Aya came out of her room and told me she needed a hug. Hugging is something we do a lot in our little family of three and with Aya it is more frequent. But when she told me she needed it, along with that look on her face, I knew something was up. So what’s up Ay?
Aya was sad, 1 out of 7 emotions I just learned in more detail. She told me about her dilemma, which she wrote in her post with the same title minus the momsy part. We had a conversation about being honest and about feelings.

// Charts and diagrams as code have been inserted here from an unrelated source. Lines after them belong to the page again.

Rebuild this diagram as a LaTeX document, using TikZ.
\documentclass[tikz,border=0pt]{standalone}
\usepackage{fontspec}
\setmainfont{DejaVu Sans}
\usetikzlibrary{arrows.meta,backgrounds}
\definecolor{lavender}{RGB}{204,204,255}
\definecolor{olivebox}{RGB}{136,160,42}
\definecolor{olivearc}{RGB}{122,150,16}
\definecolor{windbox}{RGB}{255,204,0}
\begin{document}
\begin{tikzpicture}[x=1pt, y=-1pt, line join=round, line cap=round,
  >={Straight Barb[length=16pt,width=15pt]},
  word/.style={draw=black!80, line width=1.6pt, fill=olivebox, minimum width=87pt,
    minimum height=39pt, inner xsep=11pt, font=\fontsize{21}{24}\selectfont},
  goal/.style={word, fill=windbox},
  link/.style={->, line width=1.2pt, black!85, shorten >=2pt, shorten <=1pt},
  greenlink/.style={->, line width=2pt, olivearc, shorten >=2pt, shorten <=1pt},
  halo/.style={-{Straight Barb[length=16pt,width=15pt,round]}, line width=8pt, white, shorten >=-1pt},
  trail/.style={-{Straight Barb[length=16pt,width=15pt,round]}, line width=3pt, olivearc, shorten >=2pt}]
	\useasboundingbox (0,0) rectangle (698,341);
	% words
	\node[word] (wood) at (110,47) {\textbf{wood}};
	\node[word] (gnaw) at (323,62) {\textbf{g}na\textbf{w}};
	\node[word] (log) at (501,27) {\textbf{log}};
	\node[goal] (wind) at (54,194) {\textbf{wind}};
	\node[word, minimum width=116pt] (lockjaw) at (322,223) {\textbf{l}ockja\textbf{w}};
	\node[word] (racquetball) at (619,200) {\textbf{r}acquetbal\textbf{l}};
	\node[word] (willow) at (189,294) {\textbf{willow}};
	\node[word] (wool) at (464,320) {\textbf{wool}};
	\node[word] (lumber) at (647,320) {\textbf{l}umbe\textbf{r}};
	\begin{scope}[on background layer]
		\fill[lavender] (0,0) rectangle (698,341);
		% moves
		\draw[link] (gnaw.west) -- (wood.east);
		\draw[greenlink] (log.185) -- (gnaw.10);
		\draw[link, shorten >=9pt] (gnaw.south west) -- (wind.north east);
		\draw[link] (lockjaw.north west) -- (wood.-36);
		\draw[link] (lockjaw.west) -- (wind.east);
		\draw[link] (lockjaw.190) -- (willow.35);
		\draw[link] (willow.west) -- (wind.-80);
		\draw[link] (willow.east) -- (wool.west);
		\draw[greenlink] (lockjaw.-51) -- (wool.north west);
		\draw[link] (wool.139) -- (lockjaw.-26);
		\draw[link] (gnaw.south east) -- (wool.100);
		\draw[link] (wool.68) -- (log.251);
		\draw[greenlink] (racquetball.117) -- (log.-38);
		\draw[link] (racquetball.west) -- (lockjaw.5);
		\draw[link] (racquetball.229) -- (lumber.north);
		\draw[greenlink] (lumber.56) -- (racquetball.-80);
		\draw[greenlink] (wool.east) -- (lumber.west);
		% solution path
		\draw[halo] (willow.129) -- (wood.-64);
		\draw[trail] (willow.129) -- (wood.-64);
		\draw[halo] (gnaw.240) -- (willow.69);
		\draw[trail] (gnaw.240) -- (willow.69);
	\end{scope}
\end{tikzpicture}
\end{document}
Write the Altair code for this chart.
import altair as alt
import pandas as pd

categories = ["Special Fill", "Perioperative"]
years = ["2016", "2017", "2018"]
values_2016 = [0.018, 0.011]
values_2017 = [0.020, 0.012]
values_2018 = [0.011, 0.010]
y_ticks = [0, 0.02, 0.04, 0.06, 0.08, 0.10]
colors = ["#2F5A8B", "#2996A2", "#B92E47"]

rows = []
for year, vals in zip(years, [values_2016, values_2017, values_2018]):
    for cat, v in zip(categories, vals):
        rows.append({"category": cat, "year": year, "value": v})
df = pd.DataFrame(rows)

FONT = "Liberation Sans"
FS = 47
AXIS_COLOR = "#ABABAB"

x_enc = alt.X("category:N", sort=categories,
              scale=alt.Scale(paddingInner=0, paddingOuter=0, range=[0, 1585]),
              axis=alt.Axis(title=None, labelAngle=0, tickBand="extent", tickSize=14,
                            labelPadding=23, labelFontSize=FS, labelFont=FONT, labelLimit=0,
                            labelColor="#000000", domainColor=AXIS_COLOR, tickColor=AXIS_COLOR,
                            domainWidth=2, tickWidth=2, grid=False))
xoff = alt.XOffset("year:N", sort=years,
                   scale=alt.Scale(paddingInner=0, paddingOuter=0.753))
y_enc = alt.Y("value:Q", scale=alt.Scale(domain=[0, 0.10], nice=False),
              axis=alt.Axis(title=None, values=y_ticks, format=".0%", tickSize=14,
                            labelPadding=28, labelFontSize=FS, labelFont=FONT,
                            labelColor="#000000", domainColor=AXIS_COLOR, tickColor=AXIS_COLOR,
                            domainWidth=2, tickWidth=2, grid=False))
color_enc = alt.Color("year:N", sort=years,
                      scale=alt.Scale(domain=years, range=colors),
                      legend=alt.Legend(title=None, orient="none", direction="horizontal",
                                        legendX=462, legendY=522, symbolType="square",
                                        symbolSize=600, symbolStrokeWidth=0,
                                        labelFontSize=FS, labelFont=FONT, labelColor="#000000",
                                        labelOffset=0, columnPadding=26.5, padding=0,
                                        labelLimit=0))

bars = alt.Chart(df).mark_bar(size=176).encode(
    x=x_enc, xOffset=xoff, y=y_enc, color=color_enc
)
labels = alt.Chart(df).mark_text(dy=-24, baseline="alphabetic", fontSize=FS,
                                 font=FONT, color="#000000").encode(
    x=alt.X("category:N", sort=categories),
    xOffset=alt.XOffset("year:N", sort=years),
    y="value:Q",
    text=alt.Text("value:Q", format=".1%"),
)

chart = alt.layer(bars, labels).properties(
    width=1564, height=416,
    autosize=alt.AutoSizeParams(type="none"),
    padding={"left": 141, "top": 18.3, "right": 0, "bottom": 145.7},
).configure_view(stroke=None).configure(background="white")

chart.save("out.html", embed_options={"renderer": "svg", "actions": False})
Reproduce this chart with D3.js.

Aya went through a lot in her 15 years of life. From being dragged to different countries to dealing with my divorce. She had always remained composed and translated emotions and the feeling that went with it into logic. In her world showing her emotions and being honest about her feeling is equal to being weak. I asked her what is the correlation? Display of emotions and feelings correlates to admitting that you’re vulnerable. She doesn’t want to be perceived as vulnerable.
Digging deeper I found out that she got this idea from me (see… your children are often a carbon copy of you in some if not many ways). She said when I went through my divorce, she only witnessed me cried once for a few seconds only then after that, I remained composed and got on with life like everything is normal. Lucky for me (or perhaps not) during the 18 court hearings and unfair court decisions, I always found a way to cry secretly and discreetly, even when I reached the point of completely broken into pieces. Until my shrink (yes I went to see a shrink) told me that, “Gita, cut yourself. If you still see blood coming out of your body, then you’re still human, and humans have feelings and emotions. That is why sometimes you become vulnerable, there is nothing wrong with that because it is part of being human.”
So in our discussion that evening I told Aya the truth of what happened. Told her that I spent months weeping on my own. Yes, I did and it didn’t help until one day I wept and poured my heart out to Erick, my best friend and that made a huge difference. I admitted my vulnerability and Erick still accepted me as me despite his comment, “I thought you’re made of steel, thanks for being honest. I love you, mak.”
A little sciency explanation from counseling.online.wfu.edu: Feelings are learned and the manifestation of your emotion. Losing something or someone, for example, results in sadness (emotion), and sadness makes you feel pain. And according to emotions guru Paul Ekman, you cannot not admit the emotions you have, they are given so suck it up people!
And here are my points to her:
- Accept that you have feelings because feelings derived from your experienced emotions
- Accept you have emotions because emotions are a natural alarm that tried to tell you something
- Accept that you can be vulnerable because that is part of being human
- Choose the right response to your emotions
- True friends accept you as a whole, wholeheartedly, so be honest
To all moms out there, teach your kids to accept their vulnerability because only by accepting it then they learn how to be strong.